From the first line of the data below through the line holding "(massn) at (297.5,421)", output each line exactly and leave the pictures out.

------------------------------------------------------------------------

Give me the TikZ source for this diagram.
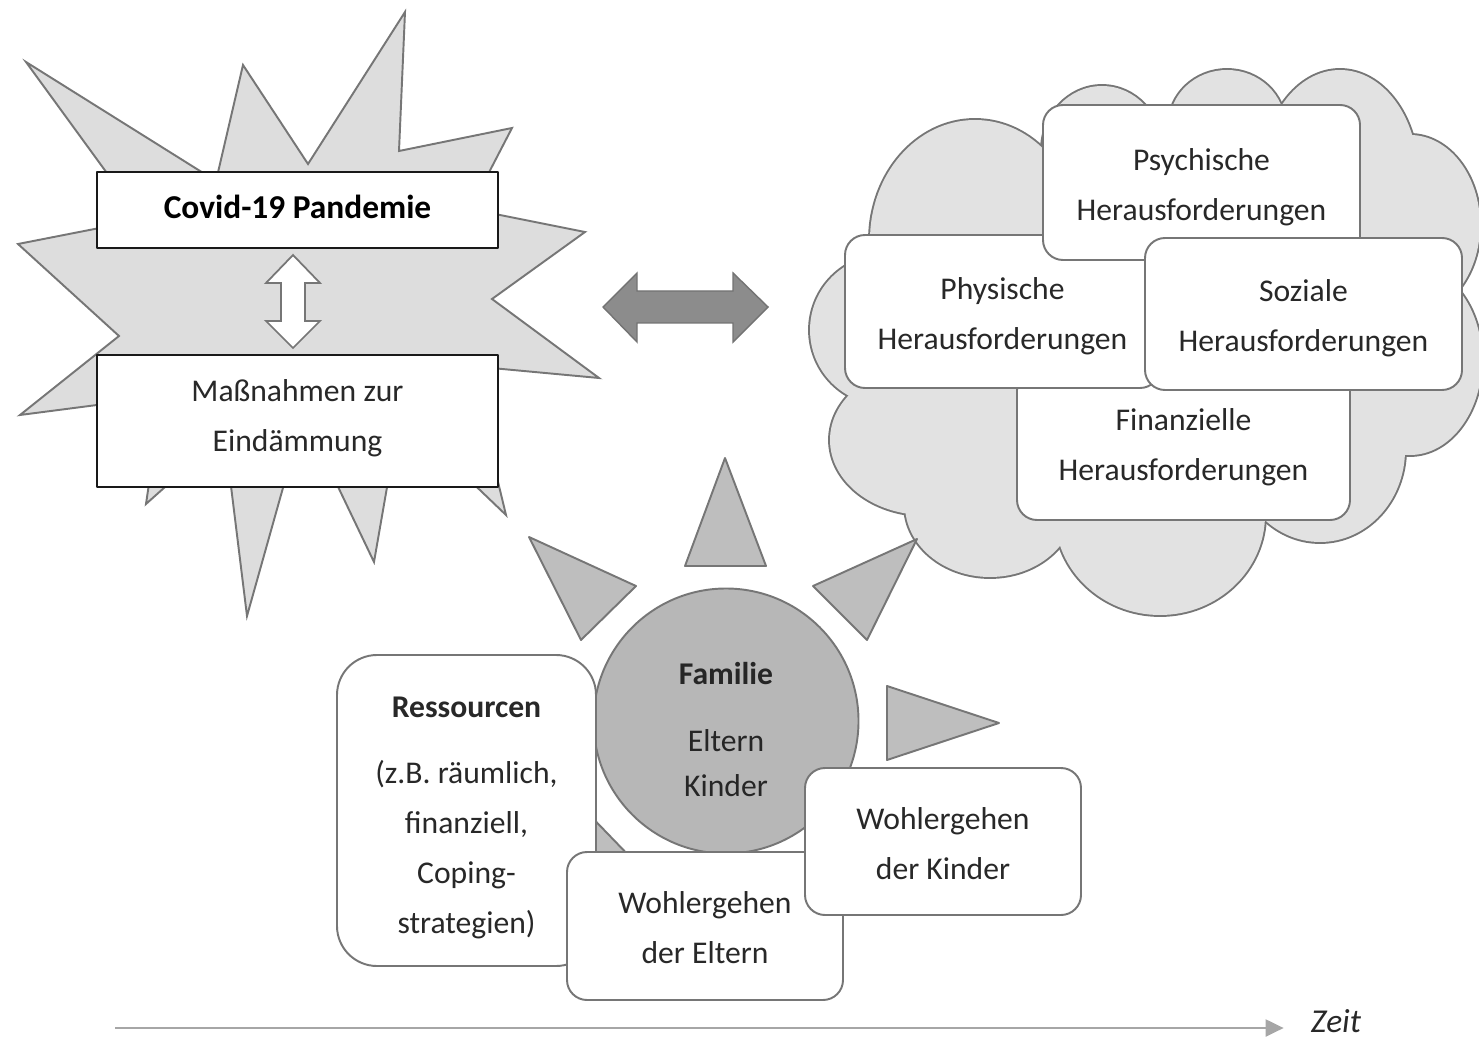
\documentclass[tikz,border=0pt]{standalone}
\usepackage{fontspec}
\setmainfont{Carlito}
\usetikzlibrary{arrows.meta,positioning}

\definecolor{outl}{RGB}{118,118,118}
\definecolor{starfill}{RGB}{221,221,221}
\definecolor{cloudfill}{RGB}{226,226,226}
\definecolor{rayfill}{RGB}{190,190,190}
\definecolor{famfill}{RGB}{183,183,183}
\definecolor{darkarrow}{RGB}{140,140,140}
\definecolor{txtgray}{RGB}{40,40,40}

\tikzstyle{sharpbox}=[rectangle,draw=black!90,line width=0.8pt,fill=white,inner sep=0pt]
\tikzstyle{softbox}=[rectangle,rounded corners=4mm,draw=outl,line width=1.1pt,
fill=white,inner sep=0pt]
\tikzstyle{inlbl}=[align=center,text=txtgray,inner sep=0pt]
\tikzstyle{ray}=[draw=outl,line width=1.1pt,fill=rayfill]
\tikzstyle{lobe}=[draw=outl,line width=2.2pt,fill=cloudfill]

\begin{document}
\begin{tikzpicture}[x=0.2mm,y=-0.2mm,font=\fontsize{18}{28.45}\selectfont,line join=round]
            \useasboundingbox (0,0) rectangle (1479,1041);

            % PANDEMIC PART

            \draw[draw=outl,line width=1.1pt,fill=starfill,line join=miter]
              (26,62) -- (216,181) -- (243,65) -- (308,164) -- (405,12) -- (399,151)
              -- (512,128) -- (470,209) -- (585,232) -- (492,299) -- (599,378)
              -- (470,366) -- (506,515) -- (459,470) -- (390,470) -- (374,562)
              -- (330,470) -- (288,470) -- (247,616) -- (229,470) -- (184,470)
              -- (146,504) -- (151,470) -- (120,402) -- (20,415) -- (119,336)
              -- (18,244) -- (120,224) -- (120,191) -- cycle;

            \node[sharpbox,minimum width=80.2mm,minimum height=15.2mm,
              label={[inlbl,text=black,yshift=0.6mm,font=\fontsize{19}{24}\selectfont]center:\textbf{Covid-19 Pandemie}}] (covid) at (297.5,210) {};
            \node[sharpbox,minimum width=80.2mm,minimum height=26.4mm,
              label={[inlbl,yshift=0.6mm]center:Maßnahmen zur\\Eindämmung}] (massn) at (297.5,421) {};

            \draw[draw=outl,line width=1pt,fill=white,line join=miter]
              (293,255) -- (320,283) -- (305,283) -- (305,321) -- (320,321) -- (293,348)
              -- (266,321) -- (281,321) -- (281,283) -- (266,283) -- cycle;

            \draw[draw=black!55,line width=0.8pt,fill=darkarrow,line join=miter]
              (603,307) -- (637,273) -- (637,291) -- (733,291) -- (733,273) -- (768,307)
              -- (733,342) -- (733,323) -- (637,323) -- (637,342) -- cycle;

            % CHALLENGES PART

            \foreach \cx/\cy/\rx/\ry in {975/240/105/120, 1102/150/60/64, 1227/125/58/55,
                1340/175/78/105, 1410/225/70/90, 1410/360/72/95, 885/330/75/75,
                925/440/95/75, 990/505/85/72, 1160/515/105/100, 1320/450/85/92}
              \draw[lobe] (\cx,\cy) ellipse [x radius=\rx, y radius=\ry];
            \foreach \cx/\cy/\rx/\ry in {975/240/105/120, 1102/150/60/64, 1227/125/58/55,
                1340/175/78/105, 1410/225/70/90, 1410/360/72/95, 885/330/75/75,
                925/440/95/75, 990/505/85/72, 1160/515/105/100, 1320/450/85/92,
                1140/340/260/200}
              \fill[cloudfill] (\cx,\cy) ellipse [x radius=\rx, y radius=\ry];

            \node[softbox,minimum width=66.6mm,minimum height=30mm,
              label={[inlbl,yshift=-0.4mm]center:Finanzielle\\Herausforderungen}] (fin) at (1183.5,445) {};
            \node[softbox,minimum width=63mm,minimum height=30.6mm,
              label={[inlbl,yshift=-1mm]center:Physische\\Herausforderungen}] (phys) at (1002.5,311.5) {};
            \node[softbox,minimum width=63.4mm,minimum height=31mm,
              label={[inlbl,yshift=-1mm]center:Psychische\\Herausforderungen}] (psych) at (1201.5,182.5) {};
            \node[softbox,minimum width=63.4mm,minimum height=30.4mm,
              label={[inlbl,yshift=-0.9mm]center:Soziale\\Herausforderungen}] (soz) at (1303.5,314) {};

            % FAMILY PART

            \draw[ray] (725,458) -- (766,566) -- (685,566) -- cycle;
            \draw[ray] (529,537) -- (636,586) -- (581,640) -- cycle;
            \draw[ray] (917,539) -- (867,640) -- (813,586) -- cycle;
            \draw[ray] (999,723) -- (887,760) -- (887,686) -- cycle;
            \draw[ray] (530,905) -- (580,805) -- (635,862) -- cycle;

            \node[circle,draw=outl,line width=1.1pt,fill=famfill,minimum size=53mm,inner sep=0pt,
              label={[inlbl,text=black!85,yshift=-1.7mm]center:\textbf{Familie}\\[3.4mm]Eltern\\[-1mm]Kinder}] (fam) at (726,721) {};

            \node[softbox,rounded corners=8mm,minimum width=51.8mm,minimum height=62.2mm,
              label={[inlbl,yshift=-1.4mm]center:\textbf{Ressourcen}\\[3.2mm](z.B. räumlich,\\finanziell,\\Coping-\\strategien)}] (res) at (466.5,810.5) {};
            \node[softbox,minimum width=55.2mm,minimum height=29.6mm,
              label={[inlbl,yshift=-0.4mm]center:Wohlergehen\\der Eltern}] (weltern) at (705,926) {};
            \node[softbox,minimum width=55.2mm,minimum height=29.4mm,
              label={[inlbl,yshift=-0.4mm]center:Wohlergehen\\der Kinder}] (wkinder) at (943,841.5) {};

            % TIME PART

            \coordinate (t0) at (115,1028);
            \node[inner sep=0pt,text=txtgray,font=\fontsize{19}{24}\selectfont\itshape] (zeit) at (1336,1021) {Zeit};
            \path[-{Triangle[length=3.6mm,width=3.4mm]},draw=black!35,fill=black!35,line width=1.2pt,
              shorten >=5.4mm] (t0) edge node {} (zeit.west |- t0);

\end{tikzpicture}
\end{document}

------------------------------------------------------------------------

→ Task solution:
Give me the TikZ source for this diagram.
\documentclass[tikz,border=0pt]{standalone}
\usepackage{fontspec}
\setmainfont{Carlito}
\usetikzlibrary{arrows.meta,positioning}

\definecolor{outl}{RGB}{118,118,118}
\definecolor{starfill}{RGB}{221,221,221}
\definecolor{cloudfill}{RGB}{226,226,226}
\definecolor{rayfill}{RGB}{190,190,190}
\definecolor{famfill}{RGB}{183,183,183}
\definecolor{darkarrow}{RGB}{140,140,140}
\definecolor{txtgray}{RGB}{40,40,40}

\tikzstyle{sharpbox}=[rectangle,draw=black!90,line width=0.8pt,fill=white,inner sep=0pt]
\tikzstyle{softbox}=[rectangle,rounded corners=4mm,draw=outl,line width=1.1pt,
fill=white,inner sep=0pt]
\tikzstyle{inlbl}=[align=center,text=txtgray,inner sep=0pt]
\tikzstyle{ray}=[draw=outl,line width=1.1pt,fill=rayfill]
\tikzstyle{lobe}=[draw=outl,line width=2.2pt,fill=cloudfill]

\begin{document}
\begin{tikzpicture}[x=0.2mm,y=-0.2mm,font=\fontsize{18}{28.45}\selectfont,line join=round]
            \useasboundingbox (0,0) rectangle (1479,1041);

            % PANDEMIC PART

            \draw[draw=outl,line width=1.1pt,fill=starfill,line join=miter]
              (26,62) -- (216,181) -- (243,65) -- (308,164) -- (405,12) -- (399,151)
              -- (512,128) -- (470,209) -- (585,232) -- (492,299) -- (599,378)
              -- (470,366) -- (506,515) -- (459,470) -- (390,470) -- (374,562)
              -- (330,470) -- (288,470) -- (247,616) -- (229,470) -- (184,470)
              -- (146,504) -- (151,470) -- (120,402) -- (20,415) -- (119,336)
              -- (18,244) -- (120,224) -- (120,191) -- cycle;

            \node[sharpbox,minimum width=80.2mm,minimum height=15.2mm,
              label={[inlbl,text=black,yshift=0.6mm,font=\fontsize{19}{24}\selectfont]center:\textbf{Covid-19 Pandemie}}] (covid) at (297.5,210) {};
            \node[sharpbox,minimum width=80.2mm,minimum height=26.4mm,
              label={[inlbl,yshift=0.6mm]center:Maßnahmen zur\\Eindämmung}] (massn) at (297.5,421) {};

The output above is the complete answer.